Top court broadens Calif. affirmative action ban

In a landmark test of California's ban on affirmative action programs, the state's Supreme Court on Thursday struck down a city program encouraging outreach to women and minorities for public contracts.

The state Supreme Court said the San Jose, Calif., ordinance requiring firms bidding for city business to show they use minority and women subcontractors or have attempted to contract them for work was a clear violation of Proposition 209, the 1996 measure which ended affirmative action programs in the nation's most populous state.

The case marks the most thorough court review yet of the scope of Prop. 209, and could spell the end of thousands of programs aimed at boosting minority representation in the state's economic and academic arenas.

"If a contractor fails to satisfy either option, the City discriminates on the basis of race and sex by rejecting its bid out of hand even, as in this case, when the bid is the lowest," the court's majority opinion, by Justice Janice Brown, said. "This result is precisely what the voters were told Proposition 209 would prohibit."

Prop. 209, passed after a rancorous campaign, made California the first state in the nation to bar state and local government entities from granting preferential treatment based on race or sex in public employment, education or contracting.

Since then "outreach programs" like the one San Jose passed in 1997 have become common around California as government agencies and public universities seek ways to continue recruiting and retaining women and minority applicants.

Sharon Browne, a lawyer for the Pacific Legal Foundation, a Sacramento-based firm that represents conservative causes in court and served as plaintiff's lawyer in the case, said the decision could have wide-ranging impact around the state. DECISION SEEN AS NARROWLY CAST"It makes it really clear that any government program that uses race or sex violates Prop. 209," Browne said, saying some estimates calculate as many as 6,000 government agencies have such programs. "If the entities continue to have them in place, then it's a willful violation of the California constitution."

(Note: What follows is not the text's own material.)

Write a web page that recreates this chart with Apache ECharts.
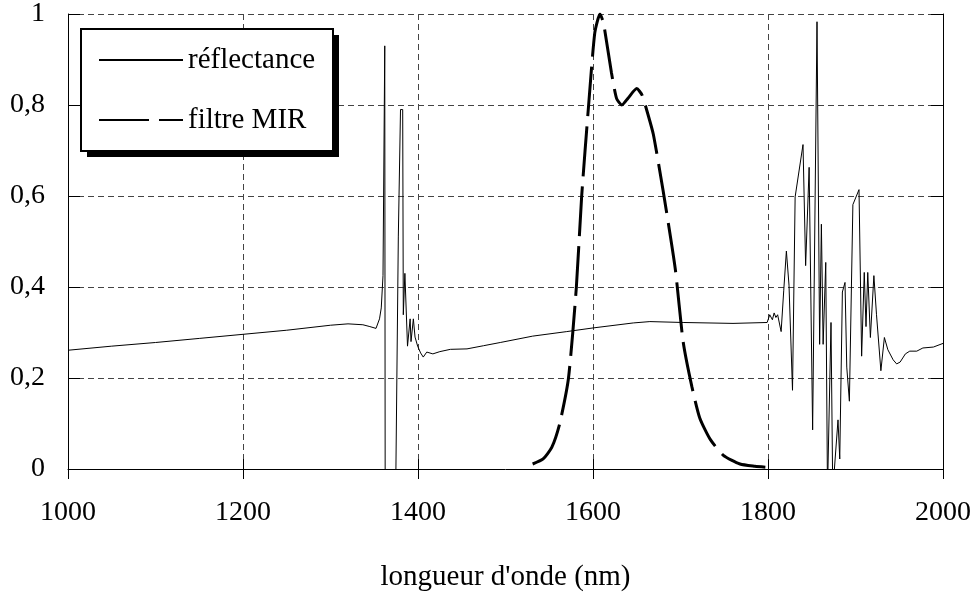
<!DOCTYPE html>
<html>
<head>
<meta charset="utf-8">
<script src="https://cdn.jsdelivr.net/npm/echarts@6/dist/echarts.min.js"></script>
<style>
html,body{margin:0;padding:0;background:#fff;}
#chart{width:978px;height:597px;}
</style>
</head>
<body>
<div id="chart"></div>
<script>
// Reflectance spectrum (wavelength nm, reflectance)
const reflWavelength = [1000,1050,1100,1150,1200,1250,1300,1320,1337,1345,1352,1356,1358,1360,1362,1362.5,1374.5,1377.5,1380,1382.5,1383.2,1385,1388,1391,1392,1394.7,1396.6,1399.6,1403,1406,1410,1417,1425,1437,1456,1475,1494,1531,1570,1600,1646,1665,1703,1760,1799,1802,1805,1807,1809,1811,1815,1818,1821,1824,1828,1831,1840,1843,1847,1851,1856,1859,1861,1863,1866,1868,1872,1874,1880,1882,1885,1888,1890,1891,1893,1897,1904,1907,1910,1912,1914,1917,1921,1924,1929,1933,1937,1943,1947,1951,1957,1962,1970,1977,1989,2000];
const reflValue = [0.261,0.270,0.278,0.287,0.296,0.305,0.316,0.319,0.317,0.313,0.309,0.330,0.354,0.425,0.93,-0.05,-0.05,0.51,0.79,0.79,0.339,0.43,0.27,0.33,0.28,0.33,0.29,0.27,0.255,0.246,0.257,0.253,0.258,0.263,0.264,0.271,0.278,0.292,0.302,0.310,0.321,0.324,0.322,0.320,0.322,0.339,0.328,0.343,0.333,0.339,0.302,0.393,0.479,0.404,0.173,0.598,0.713,0.447,0.663,0.086,0.983,0.274,0.538,0.274,0.454,-0.05,0.322,-0.05,0.108,0.022,0.389,0.41,0.224,0.22,0.149,0.581,0.614,0.248,0.432,0.313,0.432,0.289,0.425,0.339,0.216,0.289,0.262,0.240,0.231,0.235,0.253,0.259,0.259,0.266,0.268,0.276];
// MIR filter transmission
const filterWavelength = [1531,1543,1553,1562,1572,1581,1587,1595,1602,1608,1612,1621,1627,1633,1640,1650,1656,1663,1669,1680,1694,1703,1713,1722,1734,1749,1768,1785,1797];
const filterValue = [0.011,0.022,0.048,0.10,0.20,0.40,0.598,0.80,0.958,1.0,0.98,0.872,0.814,0.80,0.815,0.836,0.822,0.778,0.735,0.613,0.44,0.28,0.181,0.112,0.065,0.03,0.011,0.006,0.004];
const seriesNames = ['réflectance','filtre MIR'];
const xTicks = [1000,1200,1400,1600,1800,2000];
const yTicks = [0,0.2,0.4,0.6,0.8,1];

const FONT = 'Liberation Serif, Times New Roman, serif';
const chart = echarts.init(document.getElementById('chart'));
const gridDash = {color:'#444', width:1, type:[6,4]};

chart.setOption({
  animation:false,
  backgroundColor:'#fff',
  grid:{left:68,right:35,top:14,bottom:120,containLabel:false},
  legend:{
    orient:'vertical', left:98, top:44, padding:0,
    itemWidth:84, itemHeight:14, itemGap:28, z:10,
    itemStyle:{opacity:0},
    textStyle:{fontFamily:FONT,fontSize:29,color:'#000',lineHeight:32},
    data:seriesNames
  },
  graphic:[
    {type:'rect', z:8, left:87, top:35, shape:{width:252,height:122}, style:{fill:'#000'}},
    {type:'rect', z:9, left:80, top:28, shape:{width:252,height:122}, style:{fill:'#fff',stroke:'#000',lineWidth:2}}
  ],
  xAxis:[
    {type:'value',min:1000,max:2000,interval:200,position:'bottom',
     name:'longueur d\'onde (nm)',nameLocation:'middle',nameGap:94,
     nameTextStyle:{fontFamily:FONT,fontSize:29,color:'#000',verticalAlign:'top'},
     axisLine:{show:true,lineStyle:{color:'#000',width:1}},
     axisTick:{show:true,inside:true,length:10,lineStyle:{color:'#000'}},
     axisLabel:{margin:30,fontFamily:FONT,fontSize:28,color:'#000',formatter:v=>String(v)},
     splitLine:{show:true,lineStyle:gridDash}},
    {type:'value',min:1000,max:2000,interval:200,position:'top',
     axisLine:{show:false},
     axisTick:{show:true,inside:true,length:10,lineStyle:{color:'#000'}},
     axisLabel:{show:false},splitLine:{show:false}}
  ],
  yAxis:[
    {type:'value',min:0,max:1,interval:0.2,position:'left',
     axisLine:{show:true,lineStyle:{color:'#000',width:1}},
     axisTick:{show:true,inside:true,length:12,lineStyle:{color:'#000'}},
     axisLabel:{margin:23,fontFamily:FONT,fontSize:28,color:'#000',formatter:v=>String(Math.round(v*10)/10).replace('.',',')},
     splitLine:{show:true,lineStyle:gridDash}},
    {type:'value',min:0,max:1,interval:0.2,position:'right',
     axisLine:{show:true,lineStyle:{color:'#000',width:1}},
     axisTick:{show:true,inside:true,length:12,lineStyle:{color:'#000'}},
     axisLabel:{show:false},splitLine:{show:false}}
  ],
  series:[
    {name:seriesNames[0],type:'line',xAxisIndex:0,yAxisIndex:0,showSymbol:false,symbol:'none',clip:true,
     lineStyle:{color:'#000',width:1},itemStyle:{color:'#000'},
     data:reflWavelength.map((w,i)=>[w,reflValue[i]])},
    {name:seriesNames[1],type:'line',xAxisIndex:0,yAxisIndex:0,showSymbol:false,symbol:'none',clip:true,smooth:0.2,
     lineStyle:{color:'#000',width:3,type:[50,10]},itemStyle:{color:'#000'},
     data:filterWavelength.map((w,i)=>[w,filterValue[i]])}
  ]
});
</script>
</body>
</html>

Supporters of the San Jose ordinance, which included state Attorney General Bill Lockyer and various civil rights groups, said they felt the court's ruling was narrowly cast and would not necessarily doom all race and sex-based outreach programs in the state.

"The state high court ruling is disappointing, but the opinion does conclude that there are lawful forms of outreach," said Sandra Michioku, a spokeswoman for Lockyer's office. "The challenge will be finding what is permissable."

Eva Paterson of the Lawyers' Committee for Civil Rights, which filed an amicus brief in the case, said she was sure the fight to maintain some form of affirmative action in California would continue.

"This does not mean the end," Paterson said. "But we still find it very disturbing. We think the court has gone too far too the right, and has lost its way."

The state Supreme Court decision Thursday upheld an earlier ruling by a state appeals court, which also found the San Jose program to be in violation of the 1996 law.

All seven of the state high court's justices agreed that the San Jose program was unconstitutional, but they wrote four separate opinions with varying reasoning. The court's Chief Justice Ronald George wrote a partial dissent taking issue with the majority's historical argument.

In arguments in September, lawyers for the plaintiff, an electrical firm called Hi-Voltage Wire Works, said the San Jose ordinance gave minority and women contractors unfair competitive advantage in one of the nation's most diverse states.

San Jose City Attorney Richard Doyle said the city was disappointed by the Supreme Court's ruling, but was determined to find a way to redress past discrimination against women and minority-owned business.

"The idea here is that given the incidence of past discrimination, which we have documented here in San Jose, we feel we have to do something," Doyle told Reuters. "We are going to have to go back to the drawing board and try to devise something that can past muster."